The image of the victim is a winning image.  And consequently, Armenian writers do what they can to maintain it and to counter or at least minimize any suggestion that Armenians are the victimizers.  It is thus no accident that the crimes of Armenian militants committed in Khojaly are not admitted by the Armenian side.  Instead, the Armenians are trying to come up with different justifying stories, with some of them even insisting that the Azerbaijanis themselves committed the murders in Khojaly.  I do not think that this is the way the security that the Armenians seek can be achieved.  In fact, having committed these crimes, the Armenians have generated anger and hatred not only among the Azerbaijanis but also among all residents of the Caucasus, thus setting the stage for possible actions of revenge.

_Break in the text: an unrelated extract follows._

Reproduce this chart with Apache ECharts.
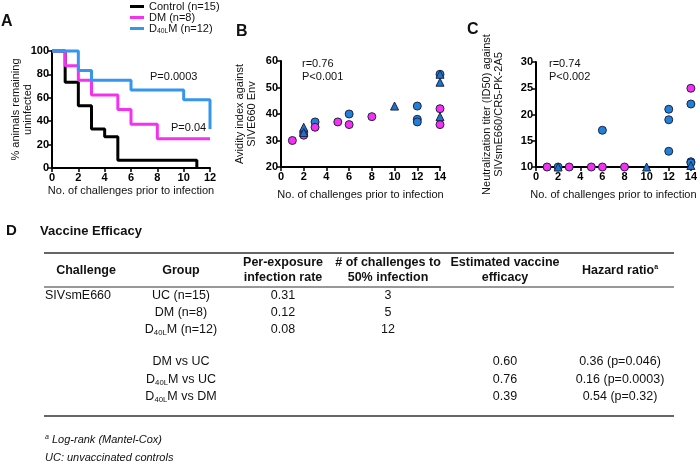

There is also another way of dealing with trauma – working through it.  In this case, again, the trauma is not forgotten but rather fixed by collective acts of memory.  The most important aspect of this way, however, is that society is able to show an ability and readiness to rework its understanding of the traumatizing events.  That requires broad and all-sided discussion of the traumatic events, in order to make sense of their causes, factors, and consequences and the definition of moral and legal responsibility for what took place.  As a result of this process, society obtains the opportunity to make sense and to draw lessons from its own experience in order to be in a position to avoid the repetition of such events in the future.  This approach thus represents a productive reworking of the trauma, its conversion into lessons for the future rather than simply a permanent pain.

If we want to overcome productively our collective trauma, we must have a broad and free public discussion of the Khojaly events, which will create the conditions for the appearance of new and more thoughtful interpretations and also for sincere and convincing histories focusing on individual human beings, their sufferings, emotions, and feelings and that will be capable of “awakening” the conscience of others.  Until now, the treatment of the Khojaly events, in the main, has been expressed in two forms: the formal and the emotional.  Rarely do texts contain both, but precisely such forms of presentation are the most effective, and on us lies responsibility to expose the wolves in sheep’s clothing that operate under the banner of Armenian nationalism.

International organizations need to display greater skepticism to the stereotypes, prejudices, and geopolitical and economic calculations which often form the basis for judgments about crimes.  No geopolitical system can replace or diminish the moral obligations and laws of human conscience.  Crimes must be punished and criminals must be judged.  Otherwise, shameful situations may arise when such people will have the chance to speak again from the tribunes of authoritative organizations.

[1] For the text of the speech (in Russian), see http://517design.livejournal.com/375395.html (accessed 25 February 2010).

Garagozov, Rauf (2008) “Collective memory: Patterns and Manifestations, Part 2”,  Journal of Russian and East European Psychology, Vol. 46, No. 2, March-April, pp.3-97.

Smolowe, Jill and Zarakhovich, Yuri (1992) “Tragedy Massacre in Khojaly”, Time, 16 March, available at http://www.time.com/time/magazine/article/0,9171,975096,00.html (accessed 25 February 2010). 

The New York Times (1992) “Massacre by Armenians Being Reported”, The New York Times, 3 March, p. A3, available at http://www.nytimes.com/1992/03/03/world/massacre-by-armenians-being-reported.html (accessed 25 February 2010).

Waal de, Thomas (2005) Armenia and Azerbaijan through Peace and War, Russian edition, Moscow: Tekst.